There is still some means for a country to have control over its economy, just not full control of it. Whether you see that as bad in itself I don;’t know, but certainly democratic politics are not out of reach in the EU, just partially absent today.
Agog: I agree with you about the democratic control of central banks from a normative point of view. My point was only meant to be a positive one – that governments are unlikely to ease off demand in the way that Legrain suggests.
@Agog and @Neil – why is “looking after your own country and its trade first” an idea worth marrying?
I am a British citizen but this “country” consists of a variety of groups, often of contradictory interests, some of which have no more in common with their opponents than they do with identically placed groups in other countries.
So when it comes to looking after “the poor” first, my contention would be that “the poor” across every country have more in common than “the poor” in one country and those in the same country for whom setting trade and social welfare policies are an option.
Is this not the basis of any “correct” internationalism?
Completely. And the eurozone is not constructed on that basis. Aren’t the stronger sub-economies now directly or indirectly promoting regressive austerity measures on the weaker ones? ‘Looking after your own country first’ is what Germany and France are doing right now – that is something (possibly a tribalist/localist inevitability) that needs to moderated by an understanding of the needs of the supranational whole.
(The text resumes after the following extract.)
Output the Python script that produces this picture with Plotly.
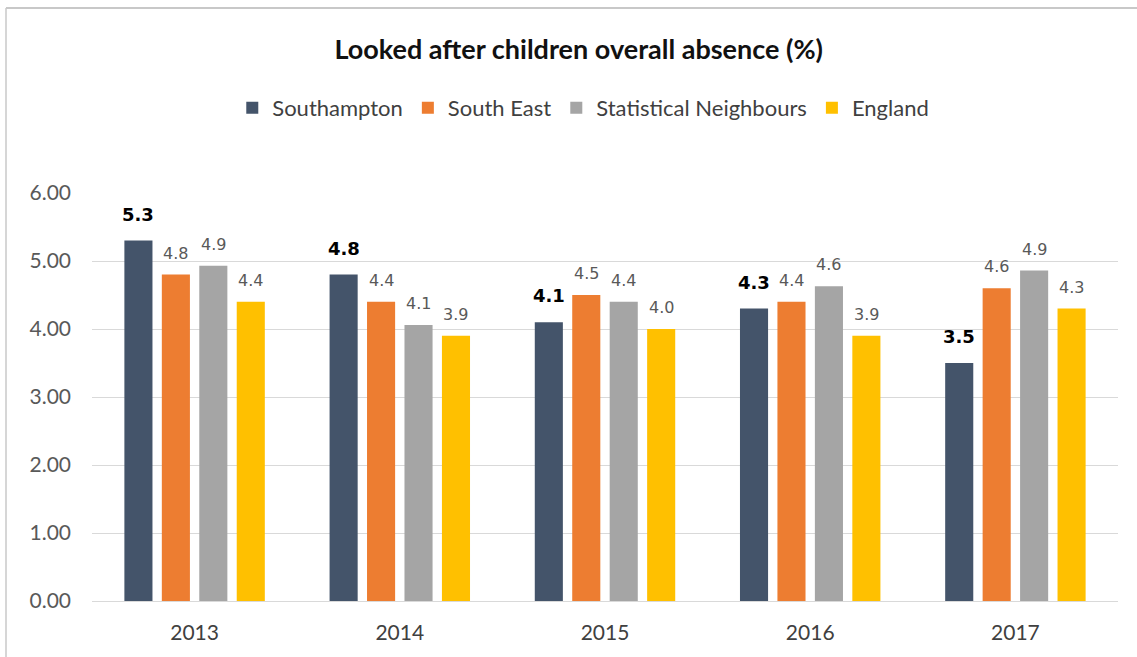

Well I suppose they may argue that Ireland’s austerity package is in the best interests of the entire Eurozone. Which may or may not be true, but I think the French and Germans probably think it is (though doubtless they weigh themselves quite heavily when making the calculation). Their question would be what alternative is there?
Squeeze the creditors at least as much as the debtors.
I’d agree with that. The lenders who bet on the Irish bubble deserve to take a hefty haircut – probably some of them should get wiped out. The only problem would be the effect it would have on other troubled nations debt. I have no crystal ball but I imagine the market for, say, Portugese debt could well collapse.
The real (or one of the many) disgrace here was the ‘no bailout, no default, no exit’ policy. By failing to establish a credible restructuring system at the outset the architects of the EMU set up this problem. It was such a terrible policy: a moral hazard machine combined with a taxpayer screwing device at the end. All because of the hubris of the EU in believing they could ignore history and prevent sovereign defaults.
Precisely. And so reform of capital flow should be at the heart of solving this problem.
Incidentally, three years ago I argued in an article for Socialist Appeal that:
“One common criticism of the practicality of a common Caribbean market is the differences in exchange rates between CARICOM member states making the plan improbable. Bruce Golding expressed fears that CARICOM had only redistributed poverty – wiping out industries such as biscuit manufacturing in Trinidad. Governments are needed to instigate the legislative changes that are required in the economy.”
I stand by most of this with regards to any common market (EU, ALBA, CARICOM etc) – free trade wants to distribute wealth but almost always fails, it can almost certainly guarantee the redistribution of poverty however.
Reforming capital flows yes, I think we can all agree to that. The difficulty is, of course, how.